Note that we pass a dictionary of hyperparameters when we invoke evaluating, which, in this case, follows the sklearn conventions for specifying hyperparameters for sklearn Pipelines

Serving on a Gradio Widget#

Finally, let’s create a gradio widget by simply using the predict() method in the gradio.Interface object.

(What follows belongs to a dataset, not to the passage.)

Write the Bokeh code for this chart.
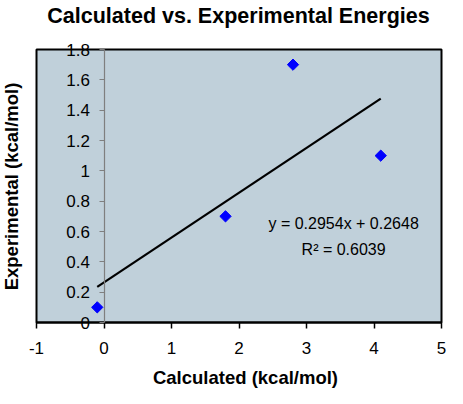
import math
from bokeh.plotting import figure
from bokeh.models import LinearAxis, Label, FixedTicker, CustomJSTickFormatter
from bokeh.embed import file_html
from bokeh.resources import INLINE

calculated = [-0.1, 1.8, 2.8, 4.1]
experimental = [0.1, 0.7, 1.7, 1.1]
slope = 0.2954
intercept = 0.2648
r_squared = 0.6039
x_ticks = [-1, 0, 1, 2, 3, 4, 5]
y_ticks = [0, 0.2, 0.4, 0.6, 0.8, 1.0, 1.2, 1.4, 1.6, 1.8]

FONT = "Liberation Sans"

# canvas layout (pixels) – the whole canvas is the plotting frame so that
# tick labels that overlap the plot-area border are not clipped
W, H = 447, 388
BOX_L, BOX_R, BOX_T, BOX_B = 36, 441, 49, 322
x0, x1 = x_ticks[0], x_ticks[-1]
y0, y1 = y_ticks[0], y_ticks[-1]
sx = (BOX_R - BOX_L) / (x1 - x0)
sy = (BOX_B - BOX_T) / (y1 - y0)
xr = (x0 - BOX_L / sx, x1 + (W - BOX_R) / sx)
yr = (y0 - (H - BOX_B) / sy, y1 + BOX_T / sy)


def dx(px):
    return xr[0] + px / sx


def dy(py):
    return yr[1] - py / sy


p = figure(width=W, height=H, x_range=xr, y_range=yr,
           output_backend="svg", toolbar_location=None,
           x_axis_location=None, y_axis_location=None,
           min_border_left=0, min_border_right=0, min_border_top=0,
           min_border_bottom=0)
p.background_fill_color = "white"
p.border_fill_color = "white"
p.outline_line_color = None
p.grid.visible = False

# plot area
p.quad(left=x0, right=x1, bottom=y0, top=y1, fill_color="#C0D0DA",
       line_color="black", line_width=2)

fmt = CustomJSTickFormatter(code="return String(tick)")

# x axis along y = 0
xa = LinearAxis(ticker=FixedTicker(ticks=x_ticks), fixed_location=0,
                bounds=(x0, x1), formatter=fmt,
                major_label_text_font=FONT, major_label_text_font_size="17px",
                major_label_text_color="black", major_label_standoff=13,
                major_tick_out=6, major_tick_in=0,
                minor_tick_out=0, minor_tick_in=0,
                axis_line_color="black", axis_line_width=2,
                major_tick_line_color="black", major_tick_line_width=1.5)
p.add_layout(xa, "below")

# y axis crossing at x = 0
ya = LinearAxis(ticker=FixedTicker(ticks=y_ticks), fixed_location=0,
                bounds=(y0, y1), formatter=fmt,
                major_label_text_font=FONT, major_label_text_font_size="17px",
                major_label_text_color="black", major_label_standoff=9,
                major_tick_out=5, major_tick_in=0,
                minor_tick_out=0, minor_tick_in=0,
                axis_line_color="#7F7F7F", axis_line_width=1.2,
                major_tick_line_color="#7F7F7F")
p.add_layout(ya, "left")

# trendline
xa0, xa1 = min(calculated), max(calculated)
p.line([xa0, xa1], [slope * xa0 + intercept, slope * xa1 + intercept],
       line_color="black", line_width=2.2)

p.scatter(calculated, experimental, marker="square", size=8, angle=math.pi / 4,
          fill_color="#0000FF", line_color="#0000FF")

p.add_layout(Label(x=3.55, y=0.656, text=f"y = {slope}x + {intercept}",
                   text_font=FONT, text_font_size="16px", text_color="black",
                   text_align="center", text_baseline="middle"))
p.add_layout(Label(x=3.55, y=0.482, text=f"R² = {r_squared}",
                   text_font=FONT, text_font_size="16px", text_color="black",
                   text_align="center", text_baseline="middle"))

# titles
p.add_layout(Label(x=dx(238), y=dy(15), text="Calculated vs. Experimental Energies",
                   text_font=FONT, text_font_size="21.5px", text_font_style="bold",
                   text_color="black", text_align="center",
                   text_baseline="middle"))
p.add_layout(Label(x=dx(245), y=dy(377), text="Calculated (kcal/mol)",
                   text_font=FONT, text_font_size="18.5px", text_font_style="bold",
                   text_color="black", text_align="center",
                   text_baseline="middle"))
p.add_layout(Label(x=dx(11), y=dy(186), text="Experimental (kcal/mol)",
                   angle=math.pi / 2,
                   text_font=FONT, text_font_size="18.5px", text_font_style="bold",
                   text_color="black", text_align="center",
                   text_baseline="middle"))

open("out.html", "w").write(file_html(p, INLINE))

Before we do this, however, we want to define a feature_loader() function to handle the raw input coming from the gradio widget:

import numpy as np

@dataset.feature_loader
def feature_loader(data: np.ndarray) -> pd.DataFrame:
    return (
        pd.DataFrame(data.ravel())
        .transpose()
        .rename(columns=lambda x: f"pixel{x + 1}")
        .astype(float)
    )

We also need to take care to handle the None case when we press the clear button on the widget using a lambda function:

import gradio as gr

gr.Interface(
    fn=lambda img: img if img is None else model.predict(img)[0],
    inputs="sketchpad",
    outputs="label",
    live=True,
    allow_flagging="never",
).launch()

You might notice that the model may not perform as well as you might expect… welcome to the world of machine learning practice! To obtain a better model given a fixed dataset, feel free to play around with the model hyperparameters or even switch up the model type/architecture that’s defined in the trainer function.